Barack Obama and his minions — Hillary Clinton, who these days disses Israel every chance she gets, and Ambassador Howard Gutman, who thinks Islamic anti-Semitism began at a Tel Aviv falafel shop a week ago Thursday — love to put pressure on our supposed ally … but on Iran’s despicable mullahs, not so much.
So it should be no surprise that our president is pushing back on last week’s Senate 100-0 vote (how often does that happen?) for stronger sanctions on Iran.
What’s behind this? The mind drifts to two key events of recent years:
First, and most obviously, the extraordinary silence of Barack Obama during the Iranian democracy demonstrations — one of the more emotionally disconnected displays of any modern president. Every decent person in the Western world was rooting for the demonstrators to rid themselves of the mullahs, except for our president, who didn’t even give them moral support, preferring to do his own absurd and self-centered negotiation with Mahmoud Ahmadinejad.

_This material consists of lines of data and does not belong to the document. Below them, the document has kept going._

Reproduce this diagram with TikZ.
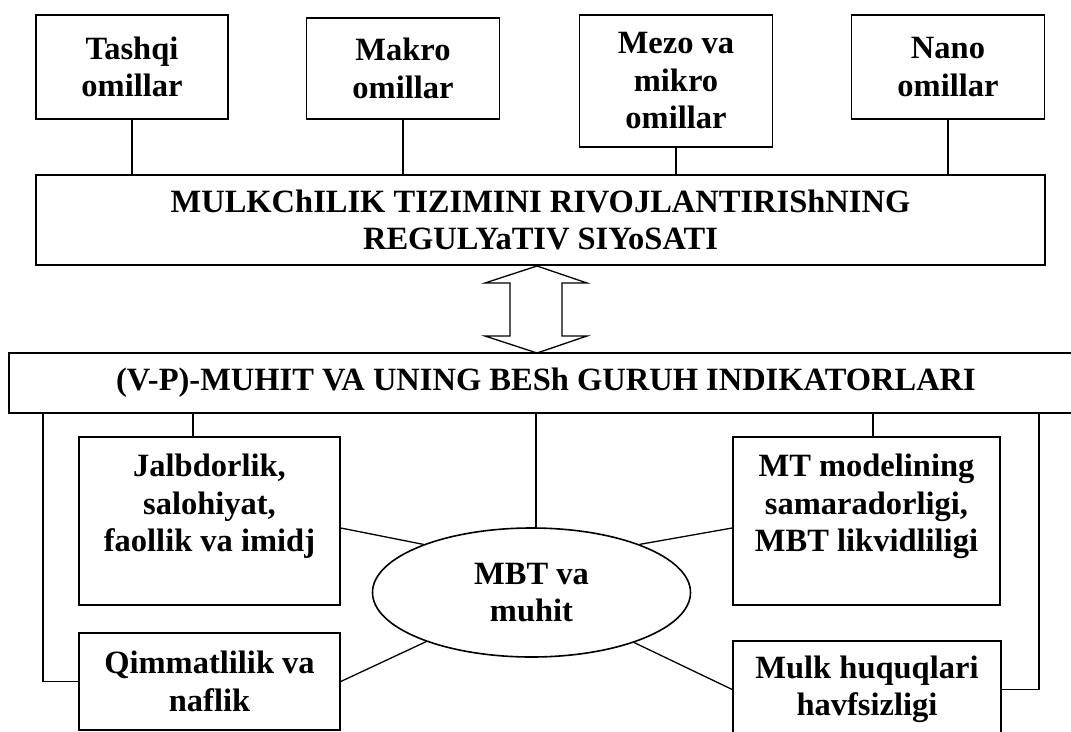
\documentclass[tikz,border=0pt]{standalone}
\usepackage{fontspec}
\setmainfont{Liberation Serif}
\usepackage{tikz}
\usetikzlibrary{positioning,shapes,calc}
\tikzset{
txt/.style={font=\fontsize{32.5}{37.5}\selectfont\bfseries, align=center, inner sep=0pt},
box/.style={draw, line width=1.6pt, txt},
conn/.style={line width=1.3pt}
}

\begin{document}
\begin{tikzpicture}[x=1pt,y=-1pt]
	\useasboundingbox (0,0) rectangle (1071,731);
	\clip (0,0) rectangle (1071,731);
	\node[box, minimum width=192, minimum height=104] (tashqi) at (132,67) {Tashqi\\omillar};
	\node[box, minimum width=193, minimum height=101] (makro) at (403,68.5) {Makro\\omillar};
	\node[box, minimum width=193, minimum height=132] (mezo) at (676,81) {Mezo va\\mikro\\omillar};
	\node[box, minimum width=193, minimum height=104] (nano) at (948,67) {Nano\\omillar};
	\node[box, minimum width=1009, minimum height=90] (main) at (540.5,220) {MULKChILIK TIZIMINI RIVOJLANTIRIShNING\\REGULYaTIV SIYoSATI};
	\foreach \f in {tashqi,makro,mezo,nano}
		\draw[conn] (\f.south) -- (\f.south |- main.north);
	\node[box, minimum width=1074, minimum height=60] (wide) at (546,383) {(V-P)-MUHIT VA UNING BESh GURUH INDIKATORLARI};
	\coordinate (up) at (537,266);
	\coordinate (dn) at (537,353);
	\draw[conn] (up) -- ++(-52,17) -- ++(25,0) -- ++(0,53) -- ++(-25,0) -- (dn) -- ++(50,-17) -- ++(-25,0) -- ++(0,-53) -- ++(25,0) -- cycle;
	\node[box, minimum width=261, minimum height=168] (jal) at (209.5,521) {};
	\node[txt, anchor=north] (jal text) at ([yshift=-18pt]jal.north) {Jalbdorlik,\\salohiyat,\\faollik va imidj};
	\node[box, minimum width=267, minimum height=168] (mt) at (866.5,521) {};
	\node[txt, anchor=north] (mt text) at ([yshift=-18pt]mt.north) {MT modelining\\samaradorligi,\\MBT likvidliligi};
	\node[box, minimum width=261, minimum height=97] (qimm) at (209.5,681.5) {Qimmatlilik va\\naflik};
	\node[box, minimum width=268, minimum height=97] (mulk) at (867,689.5) {Mulk huquqlari\\havfsizligi};
	\node[box, ellipse, minimum width=318, minimum height=129] (mbt) at (531.5,592.5) {MBT va\\muhit};
	\draw[conn] ([xshift=-16.5pt]jal.north) -- ([xshift=-16.5pt]jal.north |- wide.south);
	\draw[conn] ([xshift=6.5pt]mt.north) -- ([xshift=6.5pt]mt.north |- wide.south);
	\draw[conn] (mbt.north -| 536,0) -- (wide.south -| 536,0);
	\draw[conn] (qimm.west) -| (43,0 |- wide.south);
	\draw[conn] (mulk.east) -| (1039,0 |- wide.south);
	\draw[conn] ([yshift=-7pt]jal.east) -- (mbt.156.5);
	\draw[conn] (qimm.east) -- (mbt.205.8);
	\draw[conn] ([yshift=-7pt]mt.west) -- (mbt.24.1);
	\draw[conn] (mulk.west) -- (mbt.334.9);
\end{tikzpicture}
\end{document}
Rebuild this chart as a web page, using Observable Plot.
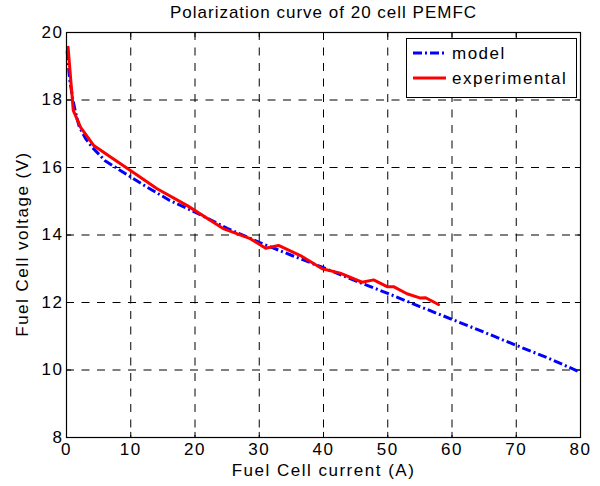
<!DOCTYPE html>
<html>
<head>
<meta charset="utf-8">
<script src="https://cdn.jsdelivr.net/npm/d3@7"></script>
<script src="https://cdn.jsdelivr.net/npm/@observablehq/plot@0.6"></script>
<style>
  html, body { margin: 0; padding: 0; background: #fff; }
  #chart { position: relative; width: 600px; height: 486px; }
</style>
</head>
<body>
<div id="chart"></div>
<script>
const title = "Polarization curve of 20 cell PEMFC";
const xLabel = "Fuel Cell current (A)";
const yLabel = "Fuel Cell voltage (V)";
const seriesNames = ["model", "experimental"];
const xTicks = [0, 10, 20, 30, 40, 50, 60, 70, 80];
const yTicks = [8, 10, 12, 14, 16, 18, 20];

const modelCurrent = [0.1, 0.5, 1, 1.5, 2, 3, 4, 6, 8, 10, 12, 16, 20, 25, 30, 35, 40, 45, 50, 55, 60, 65, 70, 75, 80];
const modelVoltage = [19.45, 18.6, 18.0, 17.55, 17.2, 16.85, 16.6, 16.2, 15.96, 15.72, 15.48, 15.03, 14.68, 14.2, 13.78, 13.4, 13.03, 12.64, 12.27, 11.88, 11.5, 11.12, 10.73, 10.35, 9.93];

const expCurrent = [0.25, 1.05, 2.2, 4.25, 6.85, 9.96, 14.1, 18.8, 24.5, 28.6, 31.0, 33.0, 36.4, 39.8, 42.6, 46.0, 47.8, 49.9, 50.9, 53.0, 55.1, 55.9, 57.9];
const expVoltage = [19.56, 17.69, 17.19, 16.65, 16.31, 15.91, 15.37, 14.87, 14.18, 13.89, 13.61, 13.69, 13.39, 13.0, 12.87, 12.6, 12.67, 12.47, 12.47, 12.26, 12.13, 12.14, 11.94];

const model = modelCurrent.map((x, i) => ({x, y: modelVoltage[i]}));
const exp = expCurrent.map((x, i) => ({x, y: expVoltage[i]}));

const font = "'Liberation Sans', Arial, Helvetica, sans-serif";
const blue = "#0000ff", red = "#ff0000";
const dashDot = "9,3,2,3";
const gridDash = "8,7.5";
const innerX = xTicks.slice(1, -1);
const innerY = yTicks.slice(1, -1);

const plot = Plot.plot({
  width: 600,
  height: 486,
  marginLeft: 66,
  marginRight: 20,
  marginTop: 32,
  marginBottom: 49,
  style: {fontFamily: font, fontSize: "17px", color: "#000", background: "#fff", letterSpacing: "1.5px"},
  x: {domain: [0, 80], ticks: xTicks},
  y: {domain: [8, 20], ticks: yTicks},
  marks: [
    Plot.gridX(innerX, {stroke: "#000", strokeOpacity: 1, strokeDasharray: gridDash, strokeWidth: 1}),
    Plot.gridY(innerY, {stroke: "#000", strokeOpacity: 1, strokeDasharray: gridDash, strokeWidth: 1}),
    // inward tick marks on all four sides (MATLAB style)
    Plot.ruleX(innerX, {y1: 8, y2: 8.15, stroke: "#000"}),
    Plot.ruleX(innerX, {y1: 19.85, y2: 20, stroke: "#000"}),
    Plot.ruleY(innerY, {x1: 0, x2: 0.8, stroke: "#000"}),
    Plot.ruleY(innerY, {x1: 79.2, x2: 80, stroke: "#000"}),
    Plot.axisX(xTicks, {tickSize: 0, tickPadding: 5, fontSize: 17, label: null}),
    Plot.axisY(yTicks, {tickSize: 0, tickPadding: 3, fontSize: 17, label: null}),
    Plot.line(model, {x: "x", y: "y", stroke: blue, strokeWidth: 3, strokeDasharray: dashDot, strokeLinecap: "butt"}),
    Plot.line(exp, {x: "x", y: "y", stroke: red, strokeWidth: 3}),
    Plot.frame({stroke: "#000", strokeWidth: 1.2}),
    Plot.text([title], {frameAnchor: "top", lineAnchor: "middle", dy: -20, fontSize: 17, fill: "#000"}),
    Plot.text([xLabel], {frameAnchor: "bottom", lineAnchor: "middle", dy: 33, fontSize: 17, fill: "#000"}),
    Plot.text([yLabel], {frameAnchor: "left", textAnchor: "middle", lineAnchor: "middle", dx: -44, dy: 9, rotate: -90, fontSize: 17, fill: "#000"})
  ]
});

const svg = d3.select(plot);
svg.selectAll("text").filter(function() { return this.textContent === title; })
  .style("letter-spacing", "1px");

// Legend (MATLAB-style box, upper right)
const lg = svg.append("g").attr("font-family", font).attr("font-size", 17).attr("text-anchor", "start");
lg.append("rect").attr("x", 406.5).attr("y", 38.5).attr("width", 170).attr("height", 59)
  .attr("fill", "#fff").attr("stroke", "#000").attr("stroke-width", 1);
const colors = [blue, red];
const dashes = [dashDot, null];
seriesNames.forEach((name, i) => {
  const yy = 53 + i * 25;
  const ln = lg.append("line").attr("x1", 413).attr("x2", 446).attr("y1", yy).attr("y2", yy)
    .attr("stroke", colors[i]).attr("stroke-width", 3);
  if (dashes[i]) ln.attr("stroke-dasharray", dashes[i]);
  lg.append("text").attr("x", 452).attr("y", yy).attr("dy", "0.35em")
    .attr("text-anchor", "start").attr("fill", "#000").text(name);
});

document.getElementById("chart").appendChild(plot);
</script>
</body>
</html>
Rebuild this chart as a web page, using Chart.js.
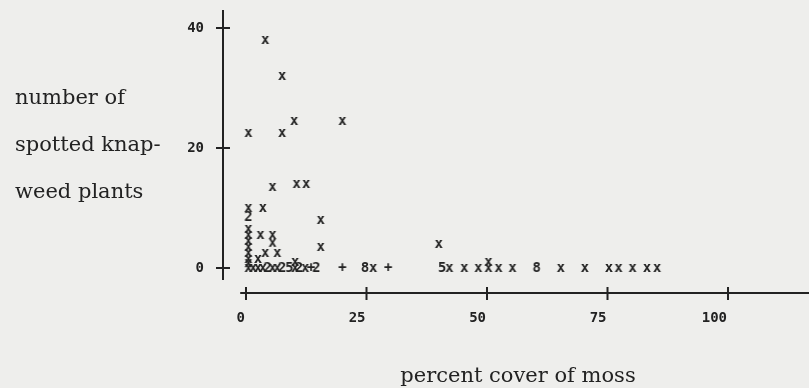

Second is the2003 going-away party and Israel bash, with Obama in attendance, for pro-Palestinian professor Rashid Khalidi, recorded on a videotape still sequestered in a vault at the Los Angeles Times. The Times, which was quite willing to run the Wikileaks, is withholding it for reasons that have long since become unviable.
Which side are you on, as the old song goes.
Iranian nukes don’t really seem to matter to Barack Obama. He pays lip service, on occasion, to what a bad idea they are, but not nearly the lip service paid by his Defense Secretary Leon Panetta to how bad the Israelis are.
And now, with the chips down and the Congress willing to act, Obama says nay. Well, what could be more obvious? The game is fixed. A little espionage around the edges is OK, but if anyone wants to do anything serious, like having genuine sanctions as opposed to phony (show) sanctions, this administration backs away.
The excuse is that our European friends are dependent on Iranian oil and playing an even worse double-game than we are — and we have to cooperate with our allies, no? Leave aside for a moment that this administration could help solve this problem by opening the spigots here.
How do you think this is viewed in Tehran? When the mullahs see our president trying to get Congress to scale down the sanctions, do they think their nuclear facilities are in any real danger from this man?
And what about the prime minister of Israel? What is he supposed to think when observing this, while listening to the endless nattering from the administration about peace talks with an adversary that has demonstrated no interest in peace.
No wonder the administration is nervous about the Israelis acting on their own. They should be.